▸ **REQUIREMENT**: Search the records for the word "this" and report each line that has it.

▸ **ENTRIES SUPPLIED**:
+--

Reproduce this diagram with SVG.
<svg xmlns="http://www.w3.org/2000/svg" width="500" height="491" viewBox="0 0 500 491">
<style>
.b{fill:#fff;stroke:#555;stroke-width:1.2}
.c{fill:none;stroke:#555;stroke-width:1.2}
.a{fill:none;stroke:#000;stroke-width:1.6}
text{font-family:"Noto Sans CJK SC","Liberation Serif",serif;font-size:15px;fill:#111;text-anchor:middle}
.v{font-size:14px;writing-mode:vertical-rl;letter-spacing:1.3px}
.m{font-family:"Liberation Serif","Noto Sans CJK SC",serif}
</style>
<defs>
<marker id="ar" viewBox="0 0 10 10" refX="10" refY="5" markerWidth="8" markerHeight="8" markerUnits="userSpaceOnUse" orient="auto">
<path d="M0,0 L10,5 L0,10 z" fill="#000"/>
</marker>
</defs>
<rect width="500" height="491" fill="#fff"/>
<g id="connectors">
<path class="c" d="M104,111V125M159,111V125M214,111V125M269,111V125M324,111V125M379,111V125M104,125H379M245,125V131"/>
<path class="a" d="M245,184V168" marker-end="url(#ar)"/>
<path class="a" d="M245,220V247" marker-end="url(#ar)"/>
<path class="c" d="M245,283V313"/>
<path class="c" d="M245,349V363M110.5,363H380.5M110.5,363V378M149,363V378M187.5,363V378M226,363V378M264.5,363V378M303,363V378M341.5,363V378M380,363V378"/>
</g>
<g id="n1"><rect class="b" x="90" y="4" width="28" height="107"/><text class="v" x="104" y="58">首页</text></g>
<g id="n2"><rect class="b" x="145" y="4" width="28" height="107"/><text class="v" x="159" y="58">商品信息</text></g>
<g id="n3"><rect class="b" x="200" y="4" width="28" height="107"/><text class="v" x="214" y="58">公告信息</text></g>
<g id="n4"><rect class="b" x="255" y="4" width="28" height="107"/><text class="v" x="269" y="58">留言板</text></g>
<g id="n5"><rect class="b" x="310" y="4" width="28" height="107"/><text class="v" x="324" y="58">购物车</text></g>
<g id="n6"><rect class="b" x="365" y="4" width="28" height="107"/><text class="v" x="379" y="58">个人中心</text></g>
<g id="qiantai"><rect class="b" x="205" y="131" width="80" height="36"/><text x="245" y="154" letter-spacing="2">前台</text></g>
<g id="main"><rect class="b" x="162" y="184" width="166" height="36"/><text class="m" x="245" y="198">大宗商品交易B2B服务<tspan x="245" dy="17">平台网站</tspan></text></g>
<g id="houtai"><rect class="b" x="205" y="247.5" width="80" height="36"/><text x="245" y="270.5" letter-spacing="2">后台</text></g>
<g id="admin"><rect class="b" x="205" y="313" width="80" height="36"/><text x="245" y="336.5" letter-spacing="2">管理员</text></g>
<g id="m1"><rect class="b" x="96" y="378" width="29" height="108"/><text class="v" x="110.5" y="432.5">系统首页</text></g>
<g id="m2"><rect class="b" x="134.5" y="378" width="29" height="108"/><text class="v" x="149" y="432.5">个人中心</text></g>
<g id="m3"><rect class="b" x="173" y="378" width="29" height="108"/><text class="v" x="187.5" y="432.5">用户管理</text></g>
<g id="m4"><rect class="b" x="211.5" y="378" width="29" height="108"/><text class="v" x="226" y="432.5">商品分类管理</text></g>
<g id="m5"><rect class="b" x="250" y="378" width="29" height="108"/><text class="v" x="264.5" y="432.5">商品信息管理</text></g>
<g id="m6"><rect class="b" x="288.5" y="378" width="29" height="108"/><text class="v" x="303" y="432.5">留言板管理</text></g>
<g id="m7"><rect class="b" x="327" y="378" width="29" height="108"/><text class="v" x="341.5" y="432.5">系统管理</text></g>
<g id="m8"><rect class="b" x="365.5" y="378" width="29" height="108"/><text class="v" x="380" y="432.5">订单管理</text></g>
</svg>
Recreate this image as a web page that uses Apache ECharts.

+--

▸ **ANSWER TO THE TASK**:
Reproduce this diagram with SVG.
Recreate this image as a web page that uses Apache ECharts.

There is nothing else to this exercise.